Skill Creator

A skill that builds — and benchmarks — skills.

A skill is written once and invoked thousands of times. A draft that triggers on the wrong prompts, or quietly under-performs the model’s own baseline, taxes every future call. Skill Creator turns “I want a skill for X” into a tested SKILL.md by running a tight loop: draft, run it head-to-head against a no-skill baseline, grade the results, rewrite.

Anthropicprogressive disclosureevals + baselinevariance analysisdescription tuning

The loop

Draft  →  Run with-skill + baseline  →  Grade & benchmark  →  Review  →  Rewrite  →  repeat

Capture intent — what should it enable, when should it trigger, what’s the output format.
Draft the SKILL.md, then write 2–3 realistic test prompts.
Run every prompt twice — once with the skill, once as a no-skill baseline — in the same turn.
Grade & benchmark — pass-rate, time and tokens, mean ± stddev, with the delta over baseline.
Review & rewrite — read the user’s feedback, generalise it, cut what isn’t pulling its weight.

Key concept — progressive disclosure

A skill loads in three levels, so a large skill costs almost nothing until it’s actually needed:

1 · Metadata   name + description   (~100 words, always in context)
2 · SKILL.md   the instructions     (loaded when the skill triggers, <500 lines ideal)
3 · Resources  scripts / refs       (read or executed only as needed, unlimited)

The description is the one part that’s always loaded — which is why it, not the body, decides whether the skill fires at all.

Worked example — “I want to make a skill for X”

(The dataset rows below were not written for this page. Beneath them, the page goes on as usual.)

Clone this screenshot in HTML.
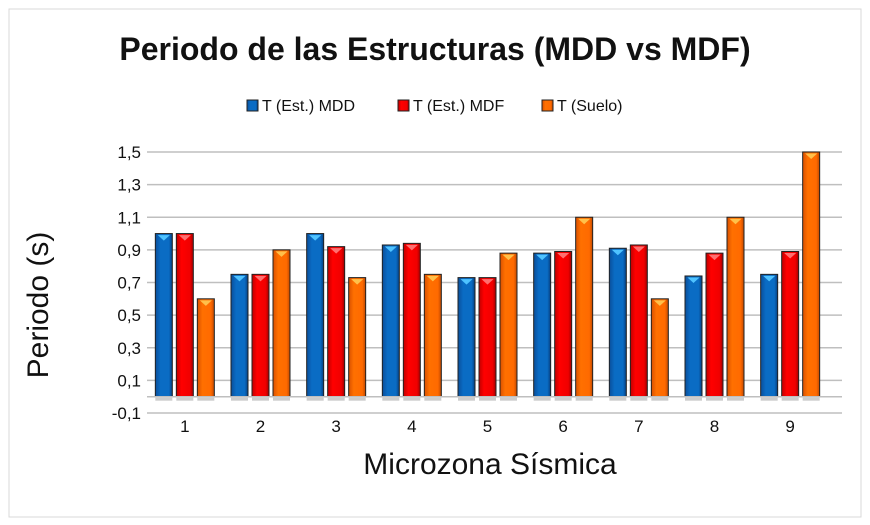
<!DOCTYPE html>
<html><head><meta charset="utf-8"><style>
body{margin:0;background:#fff;}
svg{display:block;font-family:"Liberation Sans",sans-serif;}
</style></head><body>
<svg id="c" width="870" height="525" xmlns="http://www.w3.org/2000/svg">
<defs>
<linearGradient id="gb" x1="0" x2="1"><stop offset="0" stop-color="#0a4e9a"/><stop offset="0.3" stop-color="#0a6cc4"/><stop offset="0.8" stop-color="#0a6cc4"/><stop offset="1" stop-color="#063f80"/></linearGradient>
<linearGradient id="gr" x1="0" x2="1"><stop offset="0" stop-color="#c00000"/><stop offset="0.3" stop-color="#ff0000"/><stop offset="0.8" stop-color="#f00000"/><stop offset="1" stop-color="#a00000"/></linearGradient>
<linearGradient id="go" x1="0" x2="1"><stop offset="0" stop-color="#d95000"/><stop offset="0.3" stop-color="#ff7000"/><stop offset="0.8" stop-color="#ff6a00"/><stop offset="1" stop-color="#c04800"/></linearGradient>
</defs>
<rect x="9" y="9" width="852" height="508" fill="#fff" stroke="#d9d9d9" stroke-width="1"/>
<text x="435" y="60" text-anchor="middle" font-size="32" font-weight="bold" fill="#111">Periodo de las Estructuras (MDD vs MDF)</text>
<g id="legend"></g>
<g id="grid"></g><g id="bars"></g><g id="axes"></g>
<text x="48" y="305" transform="rotate(-90 48 305)" text-anchor="middle" font-size="30" fill="#111">Periodo (s)</text>
<text x="490" y="474" text-anchor="middle" font-size="30" fill="#111">Microzona Sísmica</text>
</svg>
<script>
const categories=["1","2","3","4","5","6","7","8","9"];
const seriesNames=["T (Est.) MDD","T (Est.) MDF","T (Suelo)"];
const mdd=[1.0,0.75,1.0,0.93,0.73,0.88,0.91,0.74,0.75];
const mdf=[1.0,0.75,0.92,0.94,0.73,0.89,0.93,0.88,0.89];
const suelo=[0.6,0.9,0.73,0.75,0.88,1.1,0.6,1.1,1.5];
const yTicks=[-0.1,0.1,0.3,0.5,0.7,0.9,1.1,1.3,1.5];
const NS="http://www.w3.org/2000/svg";
const X0=147,X1=828,yMin=-0.1,yMax=1.5,YT=152,YB=413;
function y(v){return YB-(v-yMin)/(yMax-yMin)*(YB-YT);}
const bw=(X1-X0)/categories.length;
function xc(i){return X0+bw*(i+0.5);}
function mk(t,a,p){const e=document.createElementNS(NS,t);for(const k in a)e.setAttribute(k,a[k]);(p||document.getElementById('c')).appendChild(e);return e;}
const grid=document.getElementById('grid'),axes=document.getElementById('axes'),bars=document.getElementById('bars');
yTicks.forEach(v=>{
 const l=mk('line',{x1:X0,x2:X1+14,y1:y(v),y2:y(v),stroke:'#bfbfbf','stroke-width':1.5},grid);
 
 
 const t=mk('text',{x:X0-6,y:y(v)+6,'text-anchor':'end','font-size':17,fill:'#111'},axes);
 t.textContent=v.toFixed(1).replace('.',',');
 
 
});
const z=mk('line',{x1:X0,x2:X1+14,y1:y(0),y2:y(0),stroke:'#bfbfbf','stroke-width':1.5},axes);


categories.forEach((c,i)=>{
 const t=mk('text',{x:xc(i),y:432,'text-anchor':'middle','font-size':17,fill:'#111'},axes);
 t.textContent=c;
 
 
});
const series=[mdd,mdf,suelo],fills=['url(#gb)','url(#gr)','url(#go)'],tips=['#4fc3ff','#ff6f6f','#ffc04a'],names=['bar-mdd','bar-mdf','bar-suelo'];
const W=17,gap=21;
series.forEach((s,k)=>{
 s.forEach((v,i)=>{
  const cx=xc(i)+(k-1)*gap,top=y(v),bot=y(0);
  const sh=mk('rect',{x:cx-W/2,y:bot+1,width:W,height:3,fill:'#999',opacity:0.5},bars);
  
  
  const r=mk('rect',{x:cx-W/2,y:top,width:W,height:bot-top,fill:fills[k],stroke:'#222','stroke-width':1},bars);
  
  
  const p=mk('polygon',{points:`${cx-6},${top+1.5} ${cx+6},${top+1.5} ${cx},${top+7}`,fill:tips[k]},bars);
  
  
 });
});
const lg=document.getElementById('legend');
const lx=[247,398,542];
seriesNames.forEach((n,k)=>{
 const r=mk('rect',{x:lx[k],y:100,width:11,height:11,fill:fills[k],stroke:'#222','stroke-width':1},lg);
 
 
 const t=mk('text',{x:lx[k]+15,y:111,'font-size':16,fill:'#111'},lg);
 t.textContent=n;
 
 
});
</script>
</body></html>
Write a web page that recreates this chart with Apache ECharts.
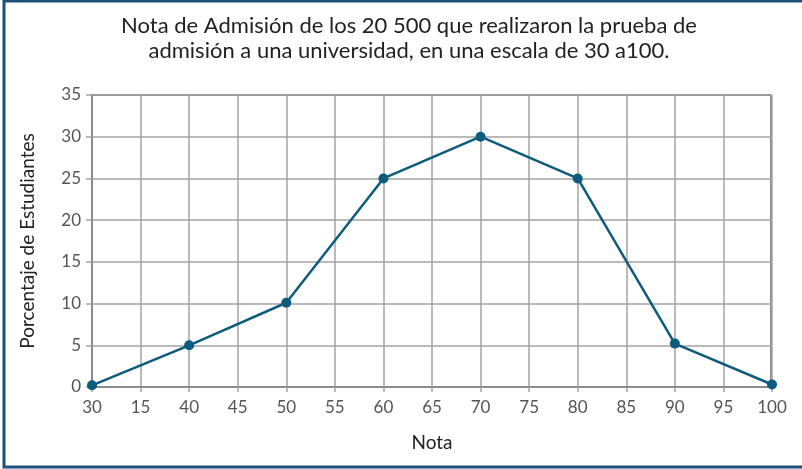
<!DOCTYPE html>
<html>
<head>
<meta charset="utf-8">
<script src="https://cdn.jsdelivr.net/npm/echarts@6/dist/echarts.min.js"></script>
<style>
    html, body { margin: 0; padding: 0; background: #fff; }
    #chart { width: 802px; height: 469px; }
</style>
</head>
<body>
<div id="chart"></div>
<script>
// valores
const notas = [30, 40, 50, 60, 70, 80, 90, 100];
const porcentajes = [0.2, 5, 10.1, 25, 30, 25, 5.2, 0.3];
// etiquetas del eje x tal como aparecen (incluye el "15" del original)
const xTickLabels = ['30', '15', '40', '45', '50', '55', '60', '65', '70', '75', '80', '85', '90', '95', '100'];

const lineColor = '#0d5b7d';
const gridColor = '#a3a3a3';
const borderColor = '#8a8a8a';
const font = 'Lato, "Noto Sans", sans-serif';

let chartDom = document.getElementById('chart');
let myChart = echarts.init(chartDom);

const option = {
    animation: false,
    title: {
        text: 'Nota de Admisión de los 20 500 que realizaron la prueba de\nadmisión a una universidad, en una escala de 30 a100.',
        left: 404,
        top: 8,
        textAlign: 'center',
        textStyle: {
            fontFamily: font,
            fontSize: 22,
            fontWeight: 'normal',
            color: '#222',
            lineHeight: 25,
        },
    },
    graphic: [
        {
            type: 'rect',
            silent: true,
            shape: {x: 4, y: 1, width: 820, height: 466},
            style: {fill: 'none', stroke: '#1d4f7a', lineWidth: 3},
        },
        {
            type: 'rect',
            silent: true,
            shape: {x: 771, y: 95, width: 0, height: 292},
            style: {fill: 'none', stroke: borderColor, lineWidth: 2},
        },
        {
            type: 'rect',
            silent: true,
            shape: {x: 92, y: 95, width: 679, height: 0},
            style: {fill: 'none', stroke: borderColor, lineWidth: 2},
        },
    ],
    grid: {
        left: 92,
        right: 30,
        top: 95,
        bottom: 82,
    },
    xAxis: {
        type: 'value',
        min: 30,
        max: 100,
        interval: 5,
        name: 'Nota',
        nameLocation: 'middle',
        nameGap: 46,
        nameTextStyle: {fontFamily: font, fontSize: 19, color: '#222'},
        axisLine: {show: true, lineStyle: {color: borderColor, width: 2}},
        axisTick: {show: true, length: 5, lineStyle: {color: gridColor, width: 1.5}},
        axisLabel: {
            fontFamily: font,
            fontSize: 17,
            color: '#555',
            margin: 12,
            formatter: v => xTickLabels[Math.round((v - 30) / 5)],
        },
        splitLine: {show: true, lineStyle: {color: gridColor, width: 1.5}},
    },
    yAxis: {
        type: 'value',
        min: 0,
        max: 35,
        interval: 5,
        name: 'Porcentaje de Estudiantes',
        nameLocation: 'middle',
        nameGap: 55,
        nameTextStyle: {fontFamily: font, fontSize: 19, color: '#222'},
        axisLine: {show: true, lineStyle: {color: borderColor, width: 2}},
        axisTick: {show: true, length: 6, lineStyle: {color: gridColor, width: 1.5}},
        axisLabel: {fontFamily: font, fontSize: 17, color: '#555', margin: 11},
        splitLine: {show: true, lineStyle: {color: gridColor, width: 1.5}},
    },
    series: [
        {
            type: 'line',
            data: notas.map((n, i) => [n, porcentajes[i]]),
            color: lineColor,
            lineStyle: {width: 2.5, color: lineColor},
            symbol: 'circle',
            symbolSize: 10,
            itemStyle: {color: lineColor},
            clip: false,
            z: 5,
        },
    ],
};

myChart.setOption(option);
</script>
</body>
</html>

Narrow it down. Skill Creator asks the four intent questions and confirms the output format.
Draft + test prompts. It writes a draft and proposes “Here are a few test cases I’d like to try — do these look right?”
Run head-to-head. Each prompt spawns a with-skill run and a baseline run into iteration-1/eval-0/….
Grade and open the viewer. generate_review.py opens two tabs — Outputs to click through and leave feedback, Benchmark for the numbers.
Rewrite from feedback and rerun into iteration-2/, passing --previous-workspace so the viewer shows the diff. Repeat until the feedback comes back empty.

Under the hood

Anatomy of a skill

skill-name/
├── SKILL.md          (required: YAML frontmatter + Markdown body)
└── (optional)
    ├── scripts/      executable code for deterministic, repeated work
    ├── references/   docs pulled into context only when needed
    └── assets/       templates, icons, fonts used in the output

If three test runs all independently write the same helper script, that’s the signal to bundle it under scripts/ and write it once.

The eval workspace

Results live in <skill-name>-workspace/, organised by iteration, then by test case:

iteration-1/
├── eval-0-descriptive-name/
│   ├── with_skill/outputs/
│   ├── without_skill/outputs/   (baseline; old_skill/ when improving)
│   ├── eval_metadata.json        (prompt + assertions)
│   ├── grading.json              (text / passed / evidence per assertion)
│   └── timing.json               (total_tokens, duration_ms)
└── benchmark.json                (pass_rate, time, tokens — mean ± stddev + delta)

Test prompts are saved to evals/evals.json first; assertions are drafted while the runs are in progress. Good assertions are objectively verifiable and clearly named.

Description optimisation

The description is the primary trigger, so there’s a dedicated loop for it:

python -m scripts.run_loop \
  --eval-set trigger-eval.json \
  --skill-path <path> \
  --model <session-model-id> \
  --max-iterations 5

It splits 20 should/should-not-trigger queries 60/40 into train and held-out test, runs each query three times for a stable trigger rate, proposes description rewrites, and picks the best_description by test score — not train — to avoid overfitting. The hardest negatives are near-misses that share keywords but need a different tool.